Hombre sin ilustración que ha ocupado las posiciones más importantes del régimen, parlamentario de verbo hiriente y directo, como corresponde a un bachiller, preside la Asamblea Nacional, asegurándole al modelo Castro-chavista el suficiente piso legal para seguir profundizando la única revolución de papel de la que jamás se tenga memoria; de allí a la Cancillería donde todavía es el todopoderoso de la casa amarilla, jefe de la diplomacia de la misma escuela de la experiencia de José Vicente Rangel; hombres obedientes al militarismo, leales ideológicos a la visión pragmática de individuos marcados por un enfrentamiento al poderoso vecino del norte, el antiamericanismo de que hace gala Fidel Castro y Hugo Chávez, traen de regreso la vieja rivalidad de la guerra fría, en momentos en que el hemisferio se prepara para comerciar con la nueva estrella de la economía mundial: China.
La escogencia de Hugo Chávez por Nicolás Maduro cierra un ciclo del llamado proceso sociales del siglo XXI, para los hombres que integran el selecto grupo de los que rodean al recién electo
Gobernante, la elección del 7-0, es la oportunidad para seguir imponiendo el modelo neo-totalitario, avanzando hasta donde lo permitan las condiciones. Muerto Chávez el dúo dinámico Maduro-Cabello, capturarán el poder mediante una reforma de la Constitución que estaría en el imaginario del líder bolivariano, todo está ramplonería avalada por la complacencia de un Tribunal Supremo de Justicia dócil a los requerimientos de los amos rojo rojitos.
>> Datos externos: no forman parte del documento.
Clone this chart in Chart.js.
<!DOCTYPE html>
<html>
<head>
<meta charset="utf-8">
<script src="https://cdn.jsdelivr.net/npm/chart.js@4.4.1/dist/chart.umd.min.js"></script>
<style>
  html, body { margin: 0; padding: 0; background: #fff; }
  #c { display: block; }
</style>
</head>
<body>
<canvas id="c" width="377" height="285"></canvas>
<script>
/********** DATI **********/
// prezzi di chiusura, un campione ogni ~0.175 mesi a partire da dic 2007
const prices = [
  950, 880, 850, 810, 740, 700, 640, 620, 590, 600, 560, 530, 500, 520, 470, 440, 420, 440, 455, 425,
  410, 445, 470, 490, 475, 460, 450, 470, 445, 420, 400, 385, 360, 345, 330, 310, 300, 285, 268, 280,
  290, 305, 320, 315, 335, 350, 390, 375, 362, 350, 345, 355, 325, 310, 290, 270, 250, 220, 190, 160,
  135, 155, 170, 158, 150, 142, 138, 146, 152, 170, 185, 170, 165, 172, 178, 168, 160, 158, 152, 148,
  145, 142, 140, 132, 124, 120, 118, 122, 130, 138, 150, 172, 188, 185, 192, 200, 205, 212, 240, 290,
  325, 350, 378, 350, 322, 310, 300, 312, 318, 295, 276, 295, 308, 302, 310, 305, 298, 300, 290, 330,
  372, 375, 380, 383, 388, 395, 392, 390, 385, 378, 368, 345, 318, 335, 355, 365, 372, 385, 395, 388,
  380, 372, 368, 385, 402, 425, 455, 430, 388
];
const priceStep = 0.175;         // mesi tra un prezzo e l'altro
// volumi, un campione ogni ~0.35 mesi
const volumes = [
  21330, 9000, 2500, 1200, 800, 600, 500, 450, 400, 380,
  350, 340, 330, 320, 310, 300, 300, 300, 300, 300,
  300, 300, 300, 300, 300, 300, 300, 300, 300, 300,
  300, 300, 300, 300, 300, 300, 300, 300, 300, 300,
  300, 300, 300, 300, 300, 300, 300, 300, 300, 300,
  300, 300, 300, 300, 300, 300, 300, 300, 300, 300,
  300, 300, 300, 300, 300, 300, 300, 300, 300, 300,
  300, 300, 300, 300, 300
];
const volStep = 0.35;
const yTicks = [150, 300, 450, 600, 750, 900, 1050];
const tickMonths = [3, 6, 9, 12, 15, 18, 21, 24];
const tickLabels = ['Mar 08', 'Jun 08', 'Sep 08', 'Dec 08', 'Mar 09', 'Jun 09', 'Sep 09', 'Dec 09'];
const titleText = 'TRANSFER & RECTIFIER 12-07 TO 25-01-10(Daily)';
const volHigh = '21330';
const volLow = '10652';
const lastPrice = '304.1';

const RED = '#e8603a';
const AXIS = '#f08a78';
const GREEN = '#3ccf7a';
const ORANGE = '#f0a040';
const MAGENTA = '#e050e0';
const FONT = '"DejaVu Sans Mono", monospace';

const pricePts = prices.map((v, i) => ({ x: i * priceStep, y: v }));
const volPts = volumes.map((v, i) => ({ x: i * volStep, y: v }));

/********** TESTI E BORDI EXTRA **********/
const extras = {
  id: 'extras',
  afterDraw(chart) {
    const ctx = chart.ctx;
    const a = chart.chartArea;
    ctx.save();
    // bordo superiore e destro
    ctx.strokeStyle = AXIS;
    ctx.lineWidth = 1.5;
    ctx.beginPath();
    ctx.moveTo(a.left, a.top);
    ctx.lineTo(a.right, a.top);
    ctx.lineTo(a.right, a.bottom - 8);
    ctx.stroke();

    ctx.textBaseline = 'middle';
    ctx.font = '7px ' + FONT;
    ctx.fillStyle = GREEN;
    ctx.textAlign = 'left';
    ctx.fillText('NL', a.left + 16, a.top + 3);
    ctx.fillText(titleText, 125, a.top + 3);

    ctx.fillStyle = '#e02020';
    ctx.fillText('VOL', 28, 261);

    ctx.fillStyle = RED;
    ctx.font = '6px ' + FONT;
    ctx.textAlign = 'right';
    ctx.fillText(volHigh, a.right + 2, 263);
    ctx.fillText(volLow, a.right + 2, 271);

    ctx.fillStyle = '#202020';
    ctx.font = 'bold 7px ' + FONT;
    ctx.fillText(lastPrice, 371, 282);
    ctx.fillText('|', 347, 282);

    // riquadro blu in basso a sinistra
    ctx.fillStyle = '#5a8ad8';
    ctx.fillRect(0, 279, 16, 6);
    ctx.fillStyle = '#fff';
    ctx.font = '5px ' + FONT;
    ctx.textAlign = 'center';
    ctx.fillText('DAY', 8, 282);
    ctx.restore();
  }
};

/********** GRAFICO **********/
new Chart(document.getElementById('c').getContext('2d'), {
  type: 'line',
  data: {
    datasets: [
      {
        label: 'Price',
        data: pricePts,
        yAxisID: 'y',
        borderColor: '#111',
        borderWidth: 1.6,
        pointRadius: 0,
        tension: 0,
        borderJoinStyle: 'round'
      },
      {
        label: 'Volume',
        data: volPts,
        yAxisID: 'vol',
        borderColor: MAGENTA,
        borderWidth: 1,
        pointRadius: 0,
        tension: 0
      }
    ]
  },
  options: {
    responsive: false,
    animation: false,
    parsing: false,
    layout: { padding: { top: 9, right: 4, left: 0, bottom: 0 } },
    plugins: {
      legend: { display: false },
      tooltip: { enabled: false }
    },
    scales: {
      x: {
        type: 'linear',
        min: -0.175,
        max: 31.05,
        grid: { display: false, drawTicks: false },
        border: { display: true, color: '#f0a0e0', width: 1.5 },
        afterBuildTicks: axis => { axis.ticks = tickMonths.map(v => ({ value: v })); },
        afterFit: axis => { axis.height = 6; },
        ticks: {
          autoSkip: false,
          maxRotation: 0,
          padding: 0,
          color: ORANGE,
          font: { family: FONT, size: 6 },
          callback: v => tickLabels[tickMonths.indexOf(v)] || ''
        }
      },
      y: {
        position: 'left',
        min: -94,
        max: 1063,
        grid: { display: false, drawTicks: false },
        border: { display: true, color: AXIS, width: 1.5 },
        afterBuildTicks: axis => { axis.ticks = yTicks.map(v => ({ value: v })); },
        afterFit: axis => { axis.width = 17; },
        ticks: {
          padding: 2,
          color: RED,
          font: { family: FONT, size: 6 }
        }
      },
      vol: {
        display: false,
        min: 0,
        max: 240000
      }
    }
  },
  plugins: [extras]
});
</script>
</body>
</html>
El deseo de Lula da Silva no es una simple boutade, la misma noche del 7-0 cuando Hugo Chávez alzaba la espada de Simón Bolívar, se encontraba calentando los pasos de este fantástico desenlace –el cual es- la aplicación de su dictadura personalista con causahabientes: noche que para algunos pesimistas se estaba enterrando en nuestro país el único lujo que todavía nos permitimos, las elecciones, liturgia que caracterizaba a la democracia puntofijista, consulta a las urnas en un ritual que duró cincuenta años. La dictadura como obra del viejo militarismo y que muestra sus filosos colmillos, esa noche del remate o la conocida avalancha bolivariana, anunció a los cuatro vientos urbe et orbi la llegada de la fase de oro de sus estrambótica hegemonía, para ello se contara con la llamada micromisiones y un cacareado ministerio del seguimiento a las obras inconclusas o no realizadas, cartera que ocupará la almirante Carmen Meléndez de Maniglia, adscrita a la vicepresidencia, con esta tramoya el déspota mandó de paseo antiguas funciones que eran atribuciones alcaldes y gobernadores, centralizando definitivamente el poder en una sola mano.